Qu’on soit perdu sur une île ou qu’on écoute un bon disque, impossible d’éviter les orages. Selon la période, on aurait même tendance à les chercher, les provoquer, faire tomber la pluie, les larmes ou tout autre liquide. Sur The Golden Archipelago, c’est God made Me qui joue ce rôle d’exutoire, porté par une guitare en paratonnerre pour collecter les foudres. Etonnamment, la chanson n’est pas d’obédience chrétienne (encore que…) mais puise son inspiration dans -roulement de tambours- l’histoire polynésienne et les premiers essais nucléaires sur le bout de terre perdu au milieu de l’océan : « Au début du disque, sur Meridian, tu peux entendre l’hymne national des habitants de l’atoll des bikinis. Tout est parti de là, parce qu’ils furent expulsés de leur île en 1946 par les officiers de la Navy américaine après que le leader de l’atoll ait négocié en vain. En rentrant sur son île, Judas – le nom du leader polynésien – eut ces mots pour son peuple: « Everything is in the hands of god ».  La phrase restera sur le drapeau des atolls, comme un slogan, et la bombe explosera comme prévu. « God only knows », comme le chantera vingt ans plus tard Brian Wilson… mais écouter God made me en connaissant l’histoire des papous sans domicile fixe donnerait presque des frissons. The Golden Archipelago, ce n’est pas l’interaction de l’homme avec la nature, plutôt du musicien avec son époque. Appelez ça un concept album, un manifeste écolo ou un Cd juste bien branlé, c’est idem. Une preuve du temps qui passe, rien de plus. Parce que dans vingt ans on se souviendra également de cette époque où les musiciens composaient des chansons avec le bas du ventre. On aura alors arrêté la laque pour les cheveux (l’ozone les mecs…), les blockbusters fin de monde seront devenus ringards et les robots composeront des odes aux tableurs Excel, bref, rien d’important. Tout, finalement, reste dans les mains de qui vous savez. Et pas sûr qu’il sente le sable chaud.

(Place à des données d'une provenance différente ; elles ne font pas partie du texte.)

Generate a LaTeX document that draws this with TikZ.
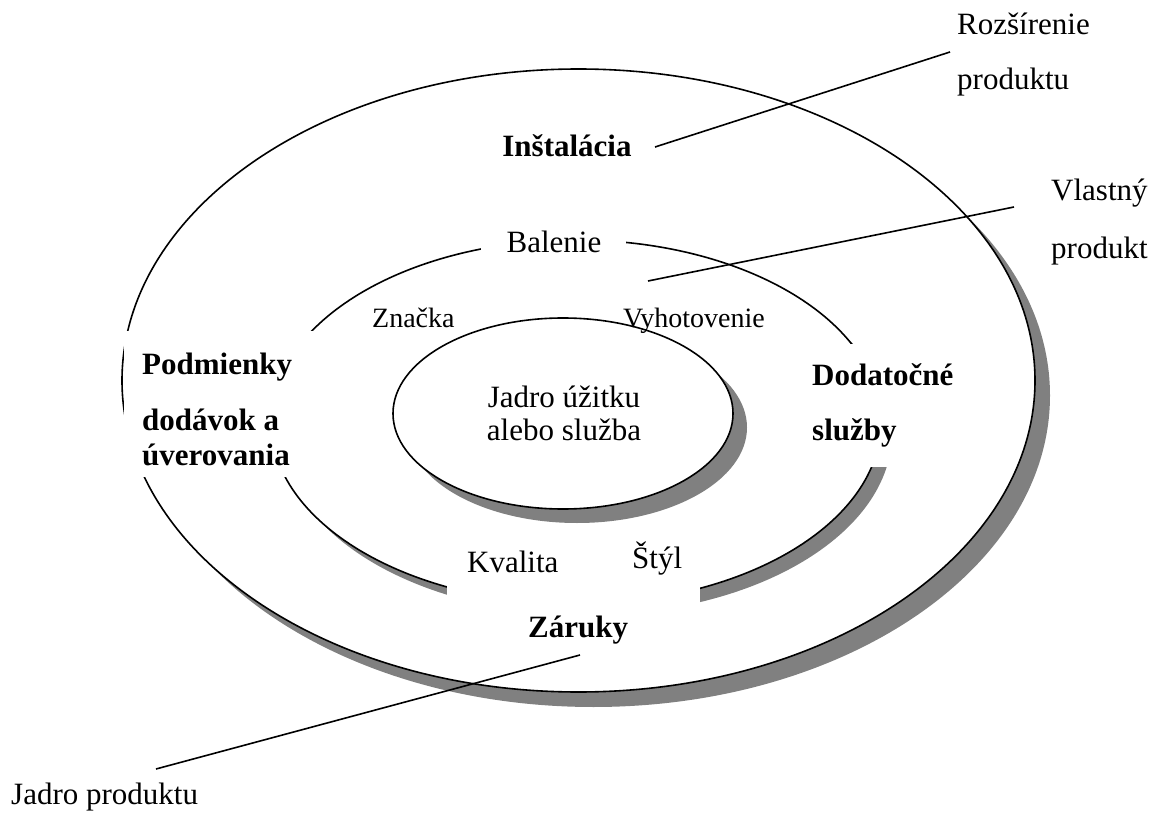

Shearwater est-il l’injuste oublié des années 2000, groupe laissé à la dérivé par les courants chauds du mainstream? Dieu seul sait.

Trois jours d’enregistrement au Texas, des roucoulades à faire pâlir Bono et Chris Martin et l’ambition d’un Peter Gabriel sans les défauts, le sixième disque de Shearwater est lui aussi une île perdue dans d’autres atolls. Sorte de transition entre Palo Santo et un grand point d’interrogation: « Je ne vois pas d’avenir pour la terre, du moins pas pour ses habitants, mais je ne voulais pas que le disque sonne « pathos », il fallait que les mélodies soient plus complexes, car on peut aimer le mélange, et pas forcément uniquement du sel ou du sucre ». Un « no futur » à la saveur d’aigre-doux, pas vraiment rock, pas vraiment écolo, même pas parfait de bout en bout, mais qui sonne comme un refuge. Un disque en forme d’abri anti-atomique avec des palmiers tout autour qui en annonce d’autres, des moins verts et des plus mûrs; un groupe à suivre sur la longueur, soit l’exact contraire des pétards mouillés de l’Oncle Sam.
En page 4 de l’édition du Monde daté du 5 avril 2010, on apprenait ce matin que les exilés de l’archipel des Chagos, expulsés en 1965 pour permettre l’installation d’une base militaire américaine, ne retrouveraient pas leurs terres. Motif: Les îles Chagos sont depuis devenues une réserve maritime protégée où l’homme n’est plus le bienvenu. « Sur ces îles, l’homme est un animal » dit Jonathan Meiburg en riant du paradoxe; reste donc à savoir sur quel sable poser ses pieds, quand on a le cul entre deux terres.